• What to work on
Leave out the pictures; transcribe all else exactly.

- - - - - - -

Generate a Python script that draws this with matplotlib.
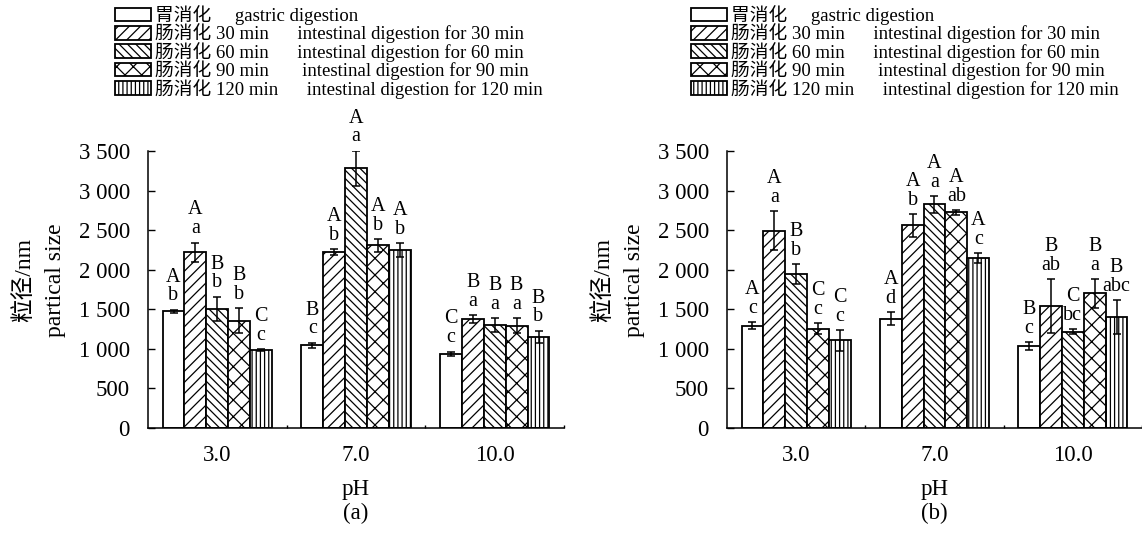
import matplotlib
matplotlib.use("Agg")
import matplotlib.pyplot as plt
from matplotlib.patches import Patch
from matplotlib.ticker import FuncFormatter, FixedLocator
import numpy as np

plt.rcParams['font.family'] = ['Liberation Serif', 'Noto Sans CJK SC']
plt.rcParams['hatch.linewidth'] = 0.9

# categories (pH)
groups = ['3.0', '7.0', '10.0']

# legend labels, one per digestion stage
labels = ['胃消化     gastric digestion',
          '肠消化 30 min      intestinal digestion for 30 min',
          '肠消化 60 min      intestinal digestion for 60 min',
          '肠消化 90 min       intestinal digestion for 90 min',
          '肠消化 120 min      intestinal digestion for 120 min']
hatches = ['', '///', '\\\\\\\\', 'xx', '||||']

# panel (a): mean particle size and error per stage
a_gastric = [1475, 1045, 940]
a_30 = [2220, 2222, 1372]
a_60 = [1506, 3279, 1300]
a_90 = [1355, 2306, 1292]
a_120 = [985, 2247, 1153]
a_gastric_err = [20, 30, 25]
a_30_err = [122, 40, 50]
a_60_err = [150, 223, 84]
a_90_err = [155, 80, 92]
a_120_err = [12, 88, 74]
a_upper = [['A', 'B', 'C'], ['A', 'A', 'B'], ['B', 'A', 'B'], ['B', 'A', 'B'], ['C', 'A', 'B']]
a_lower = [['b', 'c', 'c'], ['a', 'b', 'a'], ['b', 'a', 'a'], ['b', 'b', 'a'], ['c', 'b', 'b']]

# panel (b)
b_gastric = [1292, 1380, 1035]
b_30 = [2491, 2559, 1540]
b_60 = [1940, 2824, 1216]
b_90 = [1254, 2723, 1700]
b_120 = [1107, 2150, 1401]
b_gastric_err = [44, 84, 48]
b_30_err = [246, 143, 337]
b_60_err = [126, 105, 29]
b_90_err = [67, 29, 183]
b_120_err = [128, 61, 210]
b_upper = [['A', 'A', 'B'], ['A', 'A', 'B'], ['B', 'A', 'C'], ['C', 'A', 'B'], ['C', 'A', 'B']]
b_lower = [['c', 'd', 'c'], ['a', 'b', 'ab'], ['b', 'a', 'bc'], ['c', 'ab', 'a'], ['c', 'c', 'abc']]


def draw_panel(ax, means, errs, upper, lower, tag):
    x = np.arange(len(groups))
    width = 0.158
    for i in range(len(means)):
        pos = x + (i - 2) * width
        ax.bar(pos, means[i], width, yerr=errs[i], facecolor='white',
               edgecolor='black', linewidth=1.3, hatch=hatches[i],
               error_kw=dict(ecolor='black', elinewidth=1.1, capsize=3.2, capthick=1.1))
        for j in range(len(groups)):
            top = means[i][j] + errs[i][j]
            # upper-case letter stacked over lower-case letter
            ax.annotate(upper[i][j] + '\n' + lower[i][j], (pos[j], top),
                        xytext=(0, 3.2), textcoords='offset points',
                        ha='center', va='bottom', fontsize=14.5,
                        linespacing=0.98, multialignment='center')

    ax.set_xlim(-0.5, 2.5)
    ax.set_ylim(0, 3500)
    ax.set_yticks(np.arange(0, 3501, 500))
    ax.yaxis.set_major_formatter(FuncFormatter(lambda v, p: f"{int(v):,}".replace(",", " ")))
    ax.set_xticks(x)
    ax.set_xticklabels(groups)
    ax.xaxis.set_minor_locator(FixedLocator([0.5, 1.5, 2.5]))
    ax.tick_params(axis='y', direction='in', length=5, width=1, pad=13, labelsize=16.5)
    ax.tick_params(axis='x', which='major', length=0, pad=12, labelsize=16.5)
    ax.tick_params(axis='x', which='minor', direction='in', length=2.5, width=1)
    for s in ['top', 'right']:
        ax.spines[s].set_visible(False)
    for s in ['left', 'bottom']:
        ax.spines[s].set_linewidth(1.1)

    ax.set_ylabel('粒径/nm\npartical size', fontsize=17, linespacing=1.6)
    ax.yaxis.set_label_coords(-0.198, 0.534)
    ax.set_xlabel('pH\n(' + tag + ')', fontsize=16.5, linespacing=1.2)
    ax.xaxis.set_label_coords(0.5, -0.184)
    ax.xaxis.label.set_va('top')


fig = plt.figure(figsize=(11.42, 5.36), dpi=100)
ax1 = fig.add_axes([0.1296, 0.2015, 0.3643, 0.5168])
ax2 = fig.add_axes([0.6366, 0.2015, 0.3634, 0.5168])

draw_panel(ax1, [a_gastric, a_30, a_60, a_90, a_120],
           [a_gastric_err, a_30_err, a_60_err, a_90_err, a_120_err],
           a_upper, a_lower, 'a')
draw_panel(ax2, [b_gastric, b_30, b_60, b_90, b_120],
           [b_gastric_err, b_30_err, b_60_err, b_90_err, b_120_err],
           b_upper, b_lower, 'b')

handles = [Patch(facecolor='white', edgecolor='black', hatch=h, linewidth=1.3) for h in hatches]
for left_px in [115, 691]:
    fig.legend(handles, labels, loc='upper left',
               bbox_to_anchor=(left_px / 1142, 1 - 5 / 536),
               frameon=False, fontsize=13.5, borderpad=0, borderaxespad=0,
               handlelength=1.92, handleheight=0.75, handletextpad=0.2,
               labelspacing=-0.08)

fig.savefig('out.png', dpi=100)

- - - - - - -

• Finished task
Generate a Python script that draws this with matplotlib.
import matplotlib
matplotlib.use("Agg")
import matplotlib.pyplot as plt
from matplotlib.patches import Patch
from matplotlib.ticker import FuncFormatter, FixedLocator
import numpy as np

plt.rcParams['font.family'] = ['Liberation Serif', 'Noto Sans CJK SC']
plt.rcParams['hatch.linewidth'] = 0.9

# categories (pH)
groups = ['3.0', '7.0', '10.0']

# legend labels, one per digestion stage
labels = ['胃消化     gastric digestion',
          '肠消化 30 min      intestinal digestion for 30 min',
          '肠消化 60 min      intestinal digestion for 60 min',
          '肠消化 90 min       intestinal digestion for 90 min',
          '肠消化 120 min      intestinal digestion for 120 min']
hatches = ['', '///', '\\\\\\\\', 'xx', '||||']

# panel (a): mean particle size and error per stage
a_gastric = [1475, 1045, 940]
a_30 = [2220, 2222, 1372]
a_60 = [1506, 3279, 1300]
a_90 = [1355, 2306, 1292]
a_120 = [985, 2247, 1153]
a_gastric_err = [20, 30, 25]
a_30_err = [122, 40, 50]
a_60_err = [150, 223, 84]
a_90_err = [155, 80, 92]
a_120_err = [12, 88, 74]
a_upper = [['A', 'B', 'C'], ['A', 'A', 'B'], ['B', 'A', 'B'], ['B', 'A', 'B'], ['C', 'A', 'B']]
a_lower = [['b', 'c', 'c'], ['a', 'b', 'a'], ['b', 'a', 'a'], ['b', 'b', 'a'], ['c', 'b', 'b']]

# panel (b)
b_gastric = [1292, 1380, 1035]
b_30 = [2491, 2559, 1540]
b_60 = [1940, 2824, 1216]
b_90 = [1254, 2723, 1700]
b_120 = [1107, 2150, 1401]
b_gastric_err = [44, 84, 48]
b_30_err = [246, 143, 337]
b_60_err = [126, 105, 29]
b_90_err = [67, 29, 183]
b_120_err = [128, 61, 210]
b_upper = [['A', 'A', 'B'], ['A', 'A', 'B'], ['B', 'A', 'C'], ['C', 'A', 'B'], ['C', 'A', 'B']]
b_lower = [['c', 'd', 'c'], ['a', 'b', 'ab'], ['b', 'a', 'bc'], ['c', 'ab', 'a'], ['c', 'c', 'abc']]


def draw_panel(ax, means, errs, upper, lower, tag):
    x = np.arange(len(groups))
    width = 0.158
    for i in range(len(means)):
        pos = x + (i - 2) * width
        ax.bar(pos, means[i], width, yerr=errs[i], facecolor='white',
               edgecolor='black', linewidth=1.3, hatch=hatches[i],
               error_kw=dict(ecolor='black', elinewidth=1.1, capsize=3.2, capthick=1.1))
        for j in range(len(groups)):
            top = means[i][j] + errs[i][j]
            # upper-case letter stacked over lower-case letter
            ax.annotate(upper[i][j] + '\n' + lower[i][j], (pos[j], top),
                        xytext=(0, 3.2), textcoords='offset points',
                        ha='center', va='bottom', fontsize=14.5,
                        linespacing=0.98, multialignment='center')

    ax.set_xlim(-0.5, 2.5)
    ax.set_ylim(0, 3500)
    ax.set_yticks(np.arange(0, 3501, 500))
    ax.yaxis.set_major_formatter(FuncFormatter(lambda v, p: f"{int(v):,}".replace(",", " ")))
    ax.set_xticks(x)
    ax.set_xticklabels(groups)
    ax.xaxis.set_minor_locator(FixedLocator([0.5, 1.5, 2.5]))
    ax.tick_params(axis='y', direction='in', length=5, width=1, pad=13, labelsize=16.5)
    ax.tick_params(axis='x', which='major', length=0, pad=12, labelsize=16.5)
    ax.tick_params(axis='x', which='minor', direction='in', length=2.5, width=1)
    for s in ['top', 'right']:
        ax.spines[s].set_visible(False)
    for s in ['left', 'bottom']:
        ax.spines[s].set_linewidth(1.1)

    ax.set_ylabel('粒径/nm\npartical size', fontsize=17, linespacing=1.6)
    ax.yaxis.set_label_coords(-0.198, 0.534)
    ax.set_xlabel('pH\n(' + tag + ')', fontsize=16.5, linespacing=1.2)
    ax.xaxis.set_label_coords(0.5, -0.184)
    ax.xaxis.label.set_va('top')


fig = plt.figure(figsize=(11.42, 5.36), dpi=100)
ax1 = fig.add_axes([0.1296, 0.2015, 0.3643, 0.5168])
ax2 = fig.add_axes([0.6366, 0.2015, 0.3634, 0.5168])

draw_panel(ax1, [a_gastric, a_30, a_60, a_90, a_120],
           [a_gastric_err, a_30_err, a_60_err, a_90_err, a_120_err],
           a_upper, a_lower, 'a')
draw_panel(ax2, [b_gastric, b_30, b_60, b_90, b_120],
           [b_gastric_err, b_30_err, b_60_err, b_90_err, b_120_err],
           b_upper, b_lower, 'b')

handles = [Patch(facecolor='white', edgecolor='black', hatch=h, linewidth=1.3) for h in hatches]
for left_px in [115, 691]:
    fig.legend(handles, labels, loc='upper left',
               bbox_to_anchor=(left_px / 1142, 1 - 5 / 536),
               frameon=False, fontsize=13.5, borderpad=0, borderaxespad=0,
               handlelength=1.92, handleheight=0.75, handletextpad=0.2,
               labelspacing=-0.08)

fig.savefig('out.png', dpi=100)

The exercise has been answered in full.